Browning, a former Daily Iowan editor and an Army counterintelligence officer, passed away on Oct. 23 at the age of 96.

Browning began exceeding expectations from a young age. He was on the high-school debate team and entered the University of Iowa at the age of 15. He continued debating at the UI, along with his debate partner and later wife, Elisabeth Holt. She died in 2005.

In 1936, Browning became editor-in-chief of The Daily Iowan as a junior. At the age of 18, Browning was the youngest editor-in-chief in the paper’s history. His time at the DI, which lasted until 1937, was something he was always proud of, said Browning’s son, E.S. “Jim” Browning.

“He was immensely proud [of the DI]. He considered it the best daily newspaper … of any kind,” said Jim Browning, a journalist at the Wall Street Journal. “He thought that the DI sought out excellence, [the staff] wanted to be great, not just … acceptable.”

Shortly after receiving degrees in journalism and economics from the UI, the United States entered World War II following the bombing of Pearl Harbor. He joined the Army in 1941 and became part of the Counter Intelligence Corps. In addition to being honored for his service during the war, Browning remained in Europe with the occupation forces.

This is when he made a key decision for which he will always be remembered.

After the war, many German officers became employed as informants for U.S. intelligence. One of these was the former Gestapo chief in Lyon, France, Klaus Barbie, who was guilty of many war atrocities and was known as the “Butcher of Lyon.” Despite some criticism because of Barbie’s potentially valuable information, Browning insisted he should be arrested.

This adherence to his values was something Browning embodied throughout his life, said Browning’s daughter Margaret Browning.

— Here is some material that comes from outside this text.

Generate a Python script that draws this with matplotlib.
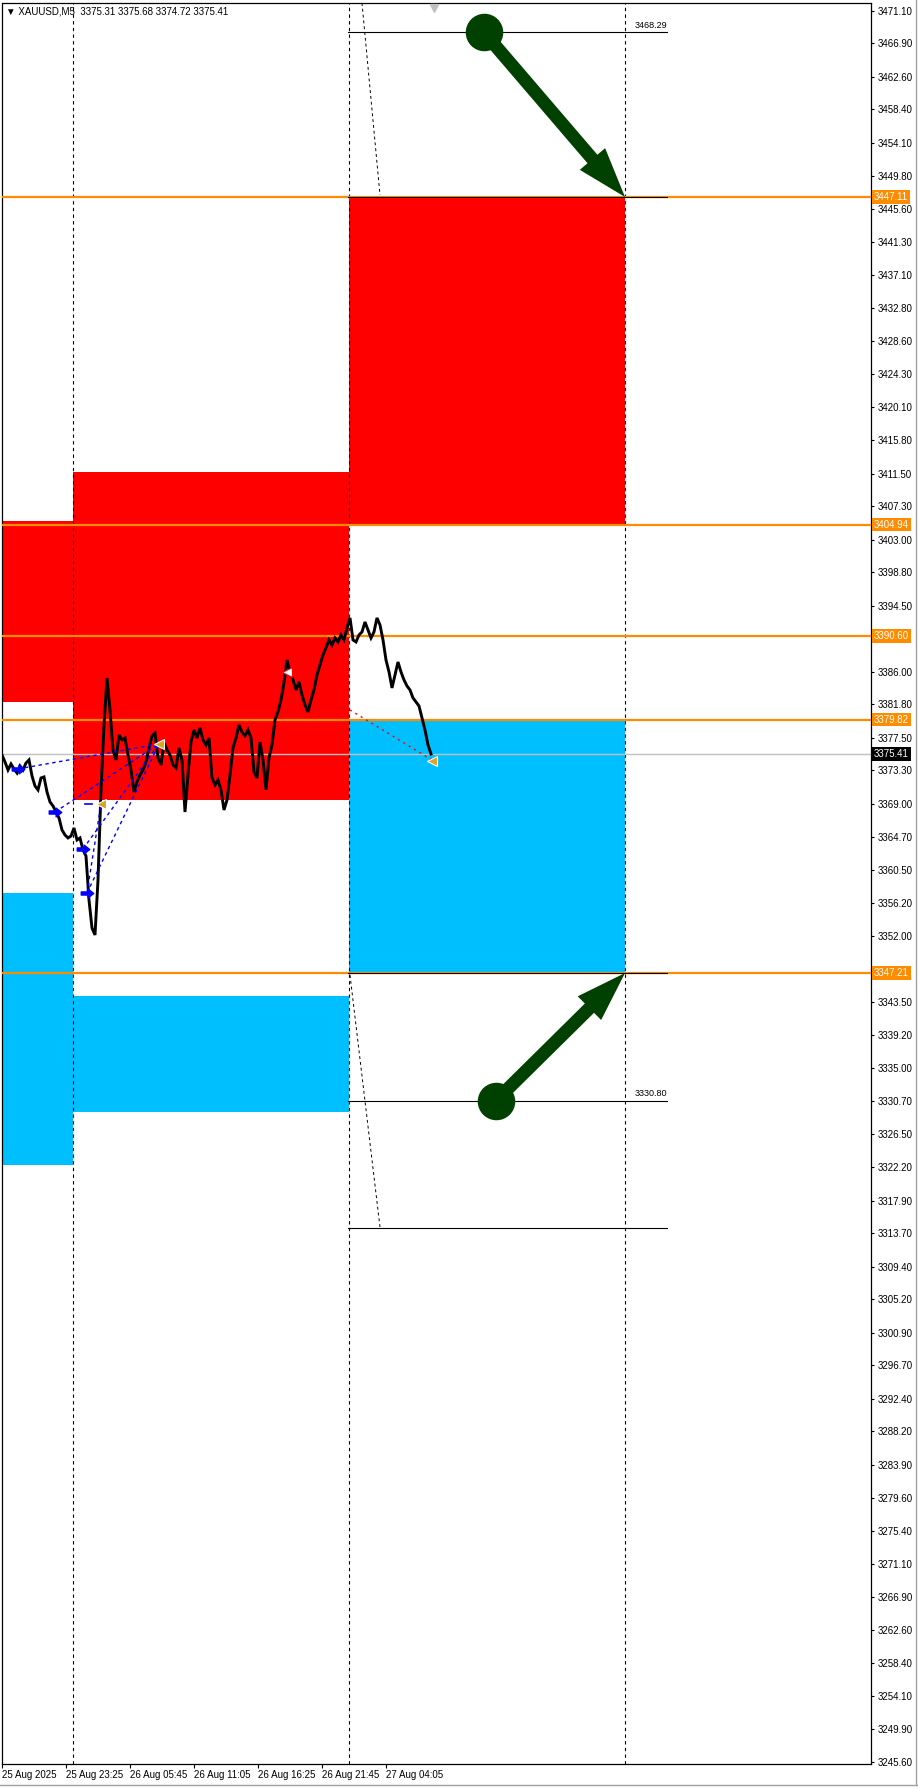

“My father’s legacy is that he was concerned with doing the honorable thing for his own sake,” she said. “Not necessarily for glory or honor or promotion.”

Browning also served in Korea and Vietnam before eventually retiring from the Army in 1971 at the rank of colonel. After his retirement, Browning began traveling the world. His travels began when he was first recruited and was stationed in England for several months. During this time, he visited Stonehenge.

“He just walked up to it and could sit leaning against one of the stones,” Margaret Browning said. “It made a huge impression on him.”

This experience inspired Browning to travel to other monuments, including Angkor Wat and Machu Picchu. Throughout his life, he visited more than 250 countries. Travel was one of the things that made Browning truly happy, Jim Browning said.

“My father had several consuming passions in his life, one of them was travel,” he said. “He traveled the way some people watch birds; he had lists.”

Browning always tried to make time for his family, despite his busy military career, said Browning’s son Andrew Browning.

“He also had a very strong belief in the importance of tradition, of the value of the past,” Andrew Browning said, and one of his fondest memories of his father is an airplane ride they took from Hawaii to India and back when his father was in the military. “It was one of the most memorable experiences in my life.”

One thing that stood out about her father was his appreciation for life, Margaret Browning said.

“My father had a great appreciation for beauty in this world, whether it was manmade … or natural beauty,” she said. “My father never lost his sense of wonder in the world.”